● **Task to complete**:
In the material below, please retype the lines from the very first through the one with "const MAX_INTERVAL = 100;", exactly and without pictures.

● **Data for this task**:
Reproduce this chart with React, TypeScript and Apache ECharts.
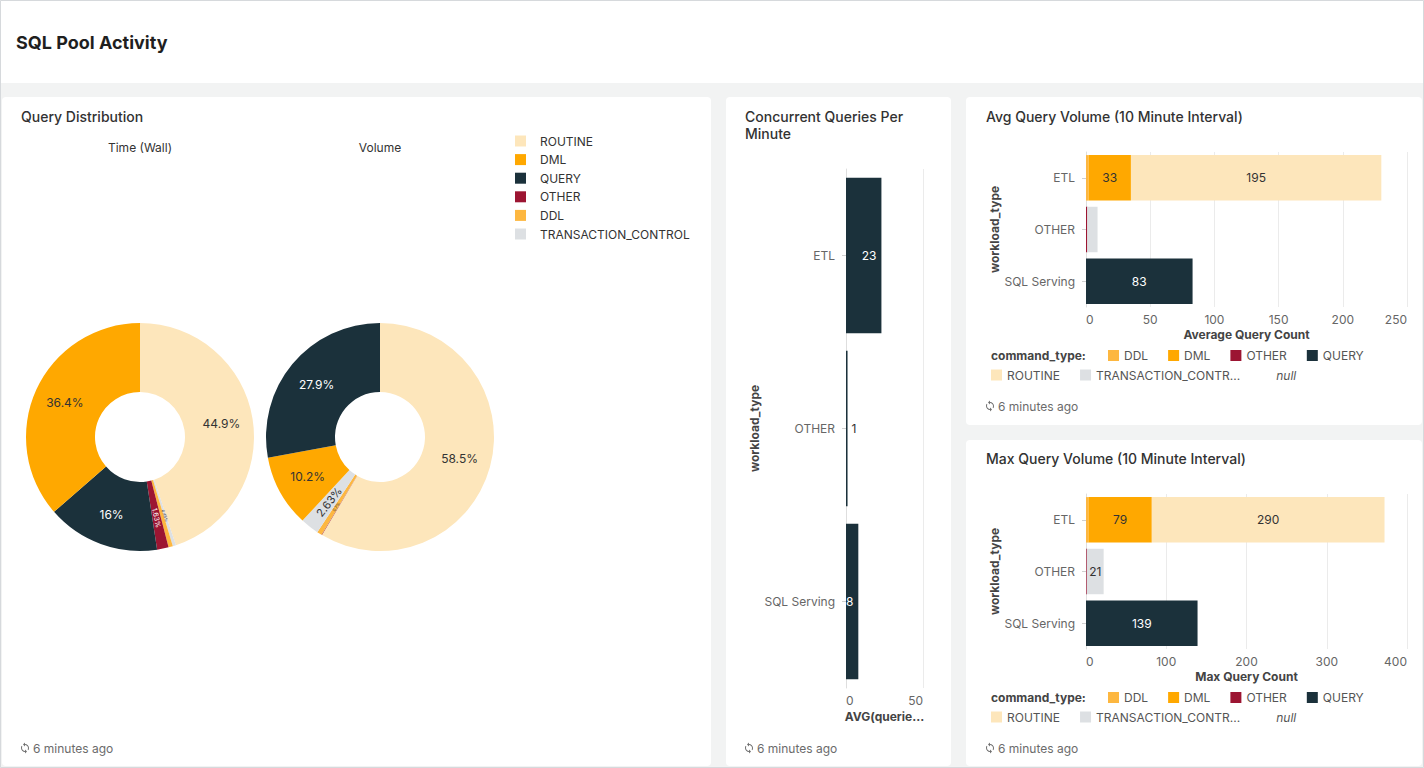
import React, { useEffect, useRef } from "react";
import * as echarts from "echarts";

// ---------- data ----------
const WORKLOADS = ["ETL", "OTHER", "SQL Serving"];
const COMMAND_TYPES = ["DDL", "DML", "OTHER", "QUERY", "ROUTINE", "TRANSACTION_CONTROL"];
const PIE_LEGEND = ["ROUTINE", "DML", "QUERY", "OTHER", "DDL", "TRANSACTION_CONTROL"];

// Query distribution (percent)
const TIME_WALL_NAMES = ["ROUTINE", "TRANSACTION_CONTROL", "DDL", "OTHER", "QUERY", "DML"];
const TIME_WALL_PCT = [44.9, 0.45, 0.62, 1.63, 16, 36.4];
const VOLUME_NAMES = ["ROUTINE", "OTHER", "DDL", "TRANSACTION_CONTROL", "DML", "QUERY"];
const VOLUME_PCT = [58.5, 0.07, 0.7, 2.63, 10.2, 27.9];

// Concurrent queries per minute (ETL, OTHER, SQL Serving)
const CONCURRENT_AVG = [23, 1, 8];
const CONCURRENT_MAX = 50;
const CONCURRENT_INTERVAL = 50;

// Avg query volume (ETL, OTHER, SQL Serving)
const AVG_DDL = [2, null, null];
const AVG_DML = [33, null, null];
const AVG_OTHER = [null, 1, null];
const AVG_QUERY = [null, null, 83];
const AVG_ROUTINE = [195, null, null];
const AVG_TC = [null, 8, null];
const AVG_MAX = 250;
const AVG_INTERVAL = 50;

// Max query volume (ETL, OTHER, SQL Serving)
const MAX_DDL = [3, null, null];
const MAX_DML = [79, null, null];
const MAX_OTHER = [null, 1, null];
const MAX_QUERY = [null, null, 139];
const MAX_ROUTINE = [290, null, null];
const MAX_TC = [null, 21, null];
const MAX_MAX = 400;
const MAX_INTERVAL = 100;

// ---------- styles ----------
const COLORS: Record<string, string> = {
  ROUTINE: "#fde6bb",
  DML: "#ffa800",
  QUERY: "#1b313b",
  OTHER: "#9c1532",
  DDL: "#fdb740",
  TRANSACTION_CONTROL: "#dde0e3",
};
const DARK = new Set(["QUERY", "OTHER"]);
const FONT = "Inter, 'Noto Sans', sans-serif";

const SYNC_D =
  "M12 4V1L8 5l4 4V6c3.31 0 6 2.69 6 6 0 1.01-.25 1.97-.7 2.8l1.460 1.46C19.54 15.03 20 13.57 20 12c0-4.42-3.58-8-8-8zm0 14c-3.31 0-6-2.690-6-6 0-1.01.25-1.97.7-2.8L5.24 7.74C4.46 8.97 4 10.43 4 12c0 4.42 3.58 8 8 8v3l4-4-4-4v3z";
let registered = false;
function ensureShapes() {
  if (registered) return;
  echarts.graphic.registerShape("sync", echarts.graphic.extendPath(SYNC_D, {}) as any);
  registered = true;
}

function fmtPct(v: number) {
  return String(Number(v.toPrecision(3))) + "%";
}

function pieData(names: string[], values: number[]) {
  return names.map((n, i) => {
    const v = values[i];
    const fs = v >= 5 ? 12 : v >= 2 ? 11 : v >= 1 ? 7 : 4;
    return {
      name: n,
      value: v,
      itemStyle: { color: COLORS[n] },
      label: {
        color: DARK.has(n) ? "#fff" : "#333",
        fontSize: fs,
        rotate: v < 5 ? "radial" : 0,
      },
    };
  });
}

function text(x: number, y: number, t: string, extra: any = {}) {
  return {
    type: "text",
    x,
    y,
    z: 5,
    style: {
      text: t,
      fill: extra.fill || "#333",
      fontSize: extra.fontSize || 12,
      fontWeight: extra.fontWeight || "normal",
      fontStyle: extra.fontStyle || "normal",
      fontFamily: FONT,
      align: extra.align || "left",
      textAlign: extra.align || "left",
      verticalAlign: "middle",
      textVerticalAlign: "middle",
      lineHeight: extra.lineHeight,
    },
  };
}

function footer(x: number, y: number) {
  const s = 0.5;
  return [
    {
      type: "sync",
      x: x - 4 * s,
      y: y - 12 * s,
      scaleX: s,
      scaleY: s,
      z: 5,
      style: { fill: "#6f6f6f" },
    },
    text(x + 12, y, "6 minutes ago", { fill: "#6b6b6b" }),
  ];
}

function panel(x: number, y: number, w: number, h: number) {
  return {
    type: "rect",
    z: -8,
    shape: { x, y, width: w, height: h, r: 4 },
    style: { fill: "#ffffff" },
  };
}

function valueXAxis(gridIndex: number, max: number, interval: number, name: string, nameGap: number) {
  return {
    gridIndex,
    type: "value",
    min: 0,
    max,
    interval,
    name,
    nameLocation: "middle",
    nameGap,
    nameTextStyle: { fontWeight: "bold", fontSize: 12, color: "#444", fontFamily: FONT },
    axisLine: { show: false },
    axisTick: { show: false },
    axisLabel: {
      color: "#666",
      fontSize: 12,
      margin: 6,
      fontFamily: FONT,
      alignMinLabel: "left",
      alignMaxLabel: "right",
    },
    splitLine: { show: true, lineStyle: { color: "#ebebeb" } },
  };
}

function categoryYAxis(gridIndex: number) {
  return {
    gridIndex,
    type: "category",
    inverse: true,
    data: WORKLOADS,
    name: "workload_type",
    nameLocation: "middle",
    nameGap: 83,
    nameTextStyle: { fontWeight: "bold", fontSize: 12, color: "#444", fontFamily: FONT },
    axisLine: { show: true, lineStyle: { color: "#dedede" } },
    axisTick: { show: true, alignWithLabel: true, length: 4, lineStyle: { color: "#d0d0d0" } },
    axisLabel: { color: "#666", fontSize: 12, margin: 11, fontFamily: FONT },
  };
}

function stackedSeries(axisIndex: number, stack: string, arrays: (number | null)[][], pxPerUnit: number) {
  const list: any[] = COMMAND_TYPES.map((ct, i) => ({
    type: "bar",
    name: ct,
    xAxisIndex: axisIndex,
    yAxisIndex: axisIndex,
    stack,
    barCategoryGap: "12%",
    itemStyle: { color: COLORS[ct] },
    label: {
      show: true,
      position: "inside",
      color: DARK.has(ct) ? "#fff" : "#333",
      fontSize: 12,
      fontFamily: FONT,
    },
    emphasis: { disabled: true },
    data: arrays[i].map((v) =>
      v == null ? null : { value: v, label: { show: v * pxPerUnit >= 14 } }
    ),
  }));
  list.push({
    type: "bar",
    name: "null",
    xAxisIndex: axisIndex,
    yAxisIndex: axisIndex,
    stack,
    itemStyle: { color: "rgba(0,0,0,0)" },
    data: [null, null, null],
  });
  return list;
}

function barLegends(rowY1: number, rowY2: number) {
  const common = {
    orient: "horizontal",
    itemWidth: 11,
    itemHeight: 11,
    itemGap: 20,
    icon: "rect",
    selectedMode: false,
    padding: 0,
    textStyle: { fontSize: 12, color: "#555", fontFamily: FONT },
    formatter: (n: string) => (n === "TRANSACTION_CONTROL" ? "TRANSACTION_CONTR..." : n),
  };
  return [
    { ...common, left: 1108, top: rowY1 - 6, data: ["DDL", "DML", "OTHER", "QUERY"] },
    {
      ...common,
      left: 991,
      top: rowY2 - 6,
      data: [
        "ROUTINE",
        "TRANSACTION_CONTROL",
        { name: "null", icon: "none", textStyle: { fontStyle: "italic", color: "#555" } },
      ],
    },
  ];
}

export default function App() {
  const ref = useRef<HTMLDivElement>(null);

  useEffect(() => {
    if (!ref.current) return;
    ensureShapes();
    const chart = echarts.init(ref.current, undefined, { renderer: "svg" });

    const avgArrays = [AVG_DDL, AVG_DML, AVG_OTHER, AVG_QUERY, AVG_ROUTINE, AVG_TC];
    const maxArrays = [MAX_DDL, MAX_DML, MAX_OTHER, MAX_QUERY, MAX_ROUTINE, MAX_TC];
    const concurrentPx = 77 / CONCURRENT_MAX;

    const option: any = {
      animation: false,
      backgroundColor: "#f2f3f3",
      textStyle: { fontFamily: FONT },
      graphic: [
        {
          type: "rect",
          z: -10,
          shape: { x: 0.5, y: 0.5, width: 1423, height: 767 },
          style: { fill: "#f2f3f3", stroke: "#d6d9dc", lineWidth: 1 },
        },
        {
          type: "rect",
          z: -9,
          shape: { x: 1, y: 1, width: 1422, height: 82 },
          style: { fill: "#ffffff" },
        },
        panel(2, 97, 709, 669),
        panel(726, 97, 225, 669),
        panel(966, 97, 456, 328),
        panel(966, 440, 456, 326),
        text(16, 42, "SQL Pool Activity", { fontSize: 18, fontWeight: "bold", fill: "#1f1f1f" }),
        text(21, 116, "Query Distribution", { fontSize: 14, fontWeight: 500, fill: "#323232" }),
        text(140, 147, "Time (Wall)", { align: "center" }),
        text(380, 147, "Volume", { align: "center" }),
        text(745, 124.5, "Concurrent Queries Per\nMinute", {
          fontSize: 14,
          fontWeight: 500,
          fill: "#323232",
          lineHeight: 17,
        }),
        text(986, 116, "Avg Query Volume (10 Minute Interval)", {
          fontSize: 14,
          fontWeight: 500,
          fill: "#323232",
        }),
        text(986, 458, "Max Query Volume (10 Minute Interval)", {
          fontSize: 14,
          fontWeight: 500,
          fill: "#323232",
        }),
        text(991, 355.5, "command_type:", { fontWeight: "bold", fill: "#444" }),
        text(991, 697.5, "command_type:", { fontWeight: "bold", fill: "#444" }),
        ...footer(21, 748),
        ...footer(745, 748),
        ...footer(986, 406),
        ...footer(986, 748),
      ],
      legend: [
        {
          orient: "vertical",
          left: 515,
          top: 135,
          itemWidth: 11,
          itemHeight: 11,
          itemGap: 6.6,
          icon: "rect",
          padding: 0,
          selectedMode: false,
          data: PIE_LEGEND,
          textStyle: { fontSize: 12, color: "#333", fontFamily: FONT, padding: [0, 0, 0, 9] },
        },
        ...barLegends(355.5, 375),
        ...barLegends(697.5, 717),
      ],
      grid: [
        { left: 846, top: 169, width: 77, height: 519 },
        { left: 1086, top: 152, width: 321, height: 155 },
        { left: 1086, top: 494, width: 321, height: 155 },
      ],
      xAxis: [
        valueXAxis(0, CONCURRENT_MAX, CONCURRENT_INTERVAL, "AVG(querie...", 22),
        valueXAxis(1, AVG_MAX, AVG_INTERVAL, "Average Query Count", 21),
        valueXAxis(2, MAX_MAX, MAX_INTERVAL, "Max Query Count", 21),
      ],
      yAxis: [categoryYAxis(0), categoryYAxis(1), categoryYAxis(2)],
      series: [
        {
          type: "pie",
          name: "Time (Wall)",
          center: [140, 437],
          radius: [45, 114],
          startAngle: 90,
          clockwise: true,
          avoidLabelOverlap: false,
          emphasis: { disabled: true },
          label: {
            show: true,
            position: "inside",
            fontSize: 12,
            fontFamily: FONT,
            formatter: (p: any) => fmtPct(p.value),
          },
          labelLine: { show: false },
          data: pieData(TIME_WALL_NAMES, TIME_WALL_PCT),
        },
        {
          type: "pie",
          name: "Volume",
          center: [380, 437],
          radius: [45, 114],
          startAngle: 90,
          clockwise: true,
          avoidLabelOverlap: false,
          emphasis: { disabled: true },
          label: {
            show: true,
            position: "inside",
            fontSize: 12,
            fontFamily: FONT,
            formatter: (p: any) => fmtPct(p.value),
          },
          labelLine: { show: false },
          data: pieData(VOLUME_NAMES, VOLUME_PCT),
        },
        {
          type: "bar",
          name: "AVG(queries)",
          xAxisIndex: 0,
          yAxisIndex: 0,
          barCategoryGap: "10%",
          itemStyle: { color: COLORS.QUERY },
          emphasis: { disabled: true },
          label: {
            show: true,
            position: "insideRight",
            distance: 5,
            color: "#fff",
            fontSize: 12,
            fontFamily: FONT,
          },
          data: CONCURRENT_AVG.map((v) =>
            v * concurrentPx < 10
              ? { value: v, label: { position: "right", distance: 4, color: "#333" } }
              : { value: v }
          ),
        },
        ...stackedSeries(1, "avg", avgArrays, 321 / AVG_MAX),
        ...stackedSeries(2, "max", maxArrays, 321 / MAX_MAX),
      ],
    };

    chart.setOption(option);
    return () => {
      chart.dispose();
    };
  }, []);

  return (
    <div
      ref={ref}
      style={{ position: "absolute", left: 0, top: 0, width: 1424, height: 768 }}
    />
  );
}
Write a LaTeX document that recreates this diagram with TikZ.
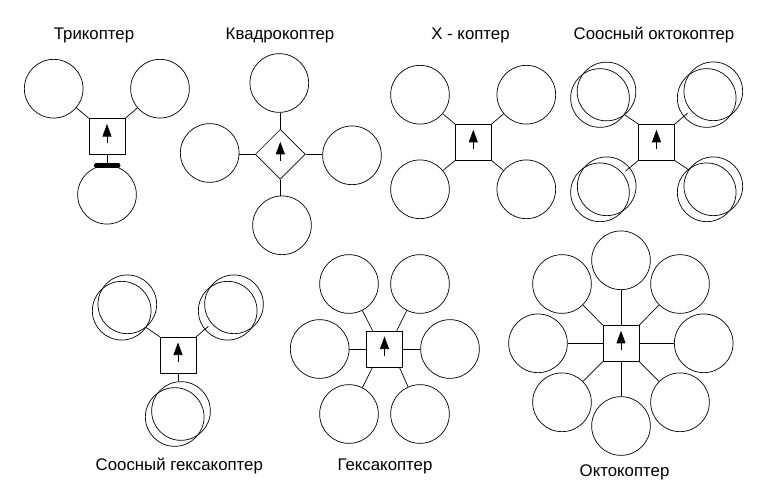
\documentclass[tikz,border=0pt]{standalone}
\usepackage{fontspec}
\setmainfont{Liberation Sans}
\usetikzlibrary{shapes,arrows.meta,positioning}
\tikzset{
  rotor/.style={circle,draw,minimum size=58.7pt,inner sep=0pt},
  core/.style={rectangle,draw,minimum size=35.7pt,inner sep=0pt},
  corediamond/.style={diamond,draw,aspect=1,minimum size=50pt,inner sep=0pt},
  caption/.style={font=\fontsize{16.8}{19}\selectfont,inner sep=0pt}
}
\newcommand{\nosearrow}[1]{\draw[-{Triangle[length=12.5pt,width=9pt]}] ([yshift=-6.5pt]#1.center) -- ([yshift=12.5pt]#1.center);}

\begin{document}
\begin{tikzpicture}[x=1pt,y=-1pt,line width=0.7pt]
\useasboundingbox (0,0) rectangle (765,503);

% Trikopter
\node[caption] (tricap) at (94,35.5) {Трикоптер};
\node[core] (tri) at (107,136.5) {};
\node[rotor] (tri1) at (53.7,88.7) {};
\node[rotor] (tri2) at (160,88.7) {};
\node[rotor] (tri3) at (107,194.7) {};
\draw (tri.north west) -- (tri1);
\draw (tri.north east) -- (tri2);
\draw (tri.south) -- (tri3);
\coordinate (tribarl) at (96.2,165.3);
\coordinate (tribarr) at (118.2,165.3);
\draw[line width=4.5pt,line cap=round] (tribarl) -- (tribarr);
\nosearrow{tri}

% Kvadrokopter
\node[caption] (quadcap) at (280,35.5) {Квадрокоптер};
\node[corediamond] (quad) at (280.3,154.3) {};
\node[rotor] (quad1) at (279.3,83) {};
\node[rotor] (quad2) at (209.7,153) {};
\node[rotor] (quad3) at (352,155.3) {};
\node[rotor] (quad4) at (282,225.3) {};
\draw (quad.north) -- (quad.north |- quad1.south);
\draw (quad.west) -- (quad.west -| quad2.east);
\draw (quad.east) -- (quad.east -| quad3.west);
\draw (quad.south) -- (quad.south |- quad4.north);
\nosearrow{quad}

% X - kopter
\node[caption] (xcap) at (470.5,35.5) {X - коптер};
\node[core] (xc) at (473.3,142.3) {};
\node[rotor] (xc1) at (420,94.7) {};
\node[rotor] (xc2) at (526.3,94.7) {};
\node[rotor] (xc3) at (420,189.3) {};
\node[rotor] (xc4) at (526.3,189.3) {};
\draw (xc.north west) -- (xc1);
\draw (xc.north east) -- (xc2);
\draw (xc.south west) -- (xc3);
\draw (xc.south east) -- (xc4);
\nosearrow{xc}

% Soosnyi oktokopter
\node[caption] (coctcap) at (654,35.5) {Соосный октокоптер};
\node[core] (coct) at (656.5,142.3) {};
\node[rotor] (coct1a) at (606.5,91.5) {};
\node[rotor] (coct1b) at (600,98) {};
\node[rotor] (coct2a) at (713.3,91.3) {};
\node[rotor] (coct2b) at (706.7,98) {};
\node[rotor] (coct3a) at (606.7,186.3) {};
\node[rotor] (coct3b) at (600,192.3) {};
\node[rotor] (coct4a) at (713.3,186.3) {};
\node[rotor] (coct4b) at (706.7,192.3) {};
\draw (coct.north west) -- (coct1b);
\draw[shorten >=4pt] (coct.north east) -- (coct2a);
\draw[shorten >=3.5pt] (coct.south west) -- (coct3b);
\draw (coct.south east) -- (coct4a);
\nosearrow{coct}

% Soosnyi geksakopter
\node[caption] (chexcap) at (179.3,466.5) {Соосный гексакоптер};
\node[core] (chex) at (178,355) {};
\node[rotor] (chex1a) at (127.3,304.3) {};
\node[rotor] (chex1b) at (121.7,310.7) {};
\node[rotor] (chex2a) at (234,304.3) {};
\node[rotor] (chex2b) at (227.7,310.7) {};
\node[rotor] (chex3a) at (181,411) {};
\node[rotor] (chex3b) at (174.7,417) {};
\draw (chex.north west) -- (chex1b);
\draw[shorten >=4pt] (chex.north east) -- (chex2a);
\draw (chex.south) -- (chex.south |- chex3a.north);
\nosearrow{chex}

% Geksakopter
\node[caption] (hexcap) at (385,466.5) {Гексакоптер};
\node[core] (hex) at (384.5,349) {};
\node[rotor] (hex1) at (349,284) {};
\node[rotor] (hex2) at (420,284) {};
\node[rotor] (hex3) at (319.7,349) {};
\node[rotor] (hex4) at (450,349) {};
\node[rotor] (hex5) at (349,414) {};
\node[rotor] (hex6) at (420,414) {};
\draw ([xshift=6.3pt]hex.north west) -- (hex1);
\draw ([xshift=-6pt]hex.north east) -- (hex2);
\draw (hex.west) -- (hex3);
\draw (hex.east) -- (hex4);
\draw ([xshift=6.3pt]hex.south west) -- (hex5);
\draw ([xshift=-3.3pt]hex.south east) -- (hex6);
\nosearrow{hex}

% Oktokopter
\node[caption] (octcap) at (624.5,472) {Октокоптер};
\node[core] (oct) at (621,343.3) {};
\node[rotor] (oct1) at (621,260.3) {};
\node[rotor] (oct2) at (562,284) {};
\node[rotor] (oct3) at (680,284) {};
\node[rotor] (oct4) at (538,343.3) {};
\node[rotor] (oct5) at (703.7,343.3) {};
\node[rotor] (oct6) at (562,402.3) {};
\node[rotor] (oct7) at (680,402.3) {};
\node[rotor] (oct8) at (621,426) {};
\draw (oct.north) -- (oct1);
\draw (oct.north west) -- (oct2);
\draw (oct.north east) -- (oct3);
\draw (oct.west) -- (oct4);
\draw (oct.east) -- (oct5);
\draw (oct.south west) -- (oct6);
\draw (oct.south east) -- (oct7);
\draw (oct.south) -- (oct8);
\nosearrow{oct}
\end{tikzpicture}
\end{document}
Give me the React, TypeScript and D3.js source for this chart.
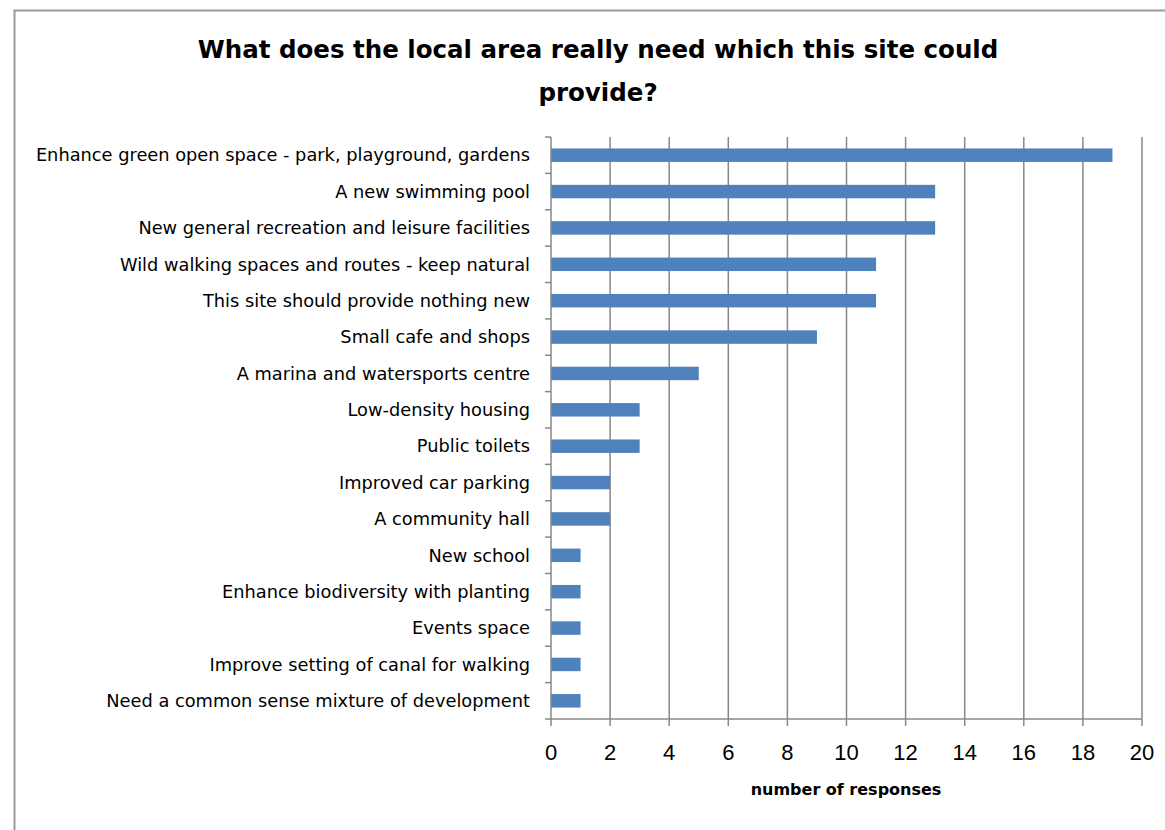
import React from "react";
import * as d3 from "d3";

const categories = [
  "Enhance green open space - park, playground, gardens",
  "A new swimming pool",
  "New general recreation and leisure facilities",
  "Wild walking spaces and routes - keep natural",
  "This site should provide nothing new",
  "Small cafe and shops",
  "A marina and watersports centre",
  "Low-density housing",
  "Public toilets",
  "Improved car parking",
  "A community hall",
  "New school",
  "Enhance biodiversity with planting",
  "Events space",
  "Improve setting of canal for walking",
  "Need a common sense mixture of development",
];
const values = [19, 13, 13, 11, 11, 9, 5, 3, 3, 2, 2, 1, 1, 1, 1, 1];
const xTicks = [0, 2, 4, 6, 8, 10, 12, 14, 16, 18, 20];
const titleLines = ["What does the local area really need which this site could", "provide?"];
const xAxisTitle = "number of responses";

export default function App() {
  const W = 1165, H = 830;
  const left = 551, right = 1142, top = 137, bottom = 719;
  const x = d3.scaleLinear().domain([0, 20]).range([left, right]);
  const y = d3.scaleBand<number>().domain(d3.range(categories.length)).range([top, bottom]).paddingInner(0.63).paddingOuter(0.315);
  const band = (bottom - top) / categories.length;
  const grid = "#888888";
  const labelFont = "'DejaVu Sans', sans-serif";
  return (
    <svg width={W} height={H} style={{ position: "absolute", left: 0, top: 0 }}>
      <rect x={0} y={0} width={W} height={H} fill="#fff" />
      <path d={`M14.5,${H} V10.5 H${W}`} fill="none" stroke="#999" strokeWidth={2} />
      {titleLines.map((t, i) => (
        <text key={i} x={598} y={58 + i * 43} textAnchor="middle" fontFamily="'DejaVu Sans', sans-serif" fontWeight="bold" fontSize={24.5} fill="#000">{t}</text>
      ))}
      {xTicks.slice(1).map((t) => (
        <line key={t} x1={x(t)} x2={x(t)} y1={top} y2={bottom} stroke={grid} strokeWidth={1.5} />
      ))}
      {values.map((v, i) => (
        <rect key={i} x={x(0)} y={y(i)} width={x(v) - x(0)} height={y.bandwidth()} fill="#4F81BD" />
      ))}
      <line x1={left} x2={left} y1={top} y2={bottom} stroke={grid} strokeWidth={1.5} />
      <line x1={left} x2={right} y1={bottom} y2={bottom} stroke={grid} strokeWidth={1.5} />
      {d3.range(categories.length + 1).map((i) => (
        <line key={i} x1={left - 6} x2={left} y1={top + i * band} y2={top + i * band} stroke={grid} strokeWidth={1.5} />
      ))}
      {xTicks.map((t) => (
        <line key={t} x1={x(t)} x2={x(t)} y1={bottom} y2={bottom + 7} stroke={grid} strokeWidth={1.5} />
      ))}
      {categories.map((c, i) => (
        <text key={c} x={530} y={(y(i) as number) + y.bandwidth() / 2} dy="0.35em" textAnchor="end" fontFamily={labelFont} fontSize={17.8} fill="#000">{c}</text>
      ))}
      {xTicks.map((t) => (
        <text key={t} x={x(t)} y={760} textAnchor="middle" fontFamily="'Liberation Sans', sans-serif" fontSize={22} fill="#000">{t}</text>
      ))}
      <text x={846} y={795} textAnchor="middle" fontFamily="'DejaVu Sans', sans-serif" fontWeight="bold" fontSize={16} fill="#000">{xAxisTitle}</text>
    </svg>
  );
}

● **Solution for this task**:
Reproduce this chart with React, TypeScript and Apache ECharts.
import React, { useEffect, useRef } from "react";
import * as echarts from "echarts";

// ---------- data ----------
const WORKLOADS = ["ETL", "OTHER", "SQL Serving"];
const COMMAND_TYPES = ["DDL", "DML", "OTHER", "QUERY", "ROUTINE", "TRANSACTION_CONTROL"];
const PIE_LEGEND = ["ROUTINE", "DML", "QUERY", "OTHER", "DDL", "TRANSACTION_CONTROL"];

// Query distribution (percent)
const TIME_WALL_NAMES = ["ROUTINE", "TRANSACTION_CONTROL", "DDL", "OTHER", "QUERY", "DML"];
const TIME_WALL_PCT = [44.9, 0.45, 0.62, 1.63, 16, 36.4];
const VOLUME_NAMES = ["ROUTINE", "OTHER", "DDL", "TRANSACTION_CONTROL", "DML", "QUERY"];
const VOLUME_PCT = [58.5, 0.07, 0.7, 2.63, 10.2, 27.9];

// Concurrent queries per minute (ETL, OTHER, SQL Serving)
const CONCURRENT_AVG = [23, 1, 8];
const CONCURRENT_MAX = 50;
const CONCURRENT_INTERVAL = 50;

// Avg query volume (ETL, OTHER, SQL Serving)
const AVG_DDL = [2, null, null];
const AVG_DML = [33, null, null];
const AVG_OTHER = [null, 1, null];
const AVG_QUERY = [null, null, 83];
const AVG_ROUTINE = [195, null, null];
const AVG_TC = [null, 8, null];
const AVG_MAX = 250;
const AVG_INTERVAL = 50;

// Max query volume (ETL, OTHER, SQL Serving)
const MAX_DDL = [3, null, null];
const MAX_DML = [79, null, null];
const MAX_OTHER = [null, 1, null];
const MAX_QUERY = [null, null, 139];
const MAX_ROUTINE = [290, null, null];
const MAX_TC = [null, 21, null];
const MAX_MAX = 400;
const MAX_INTERVAL = 100;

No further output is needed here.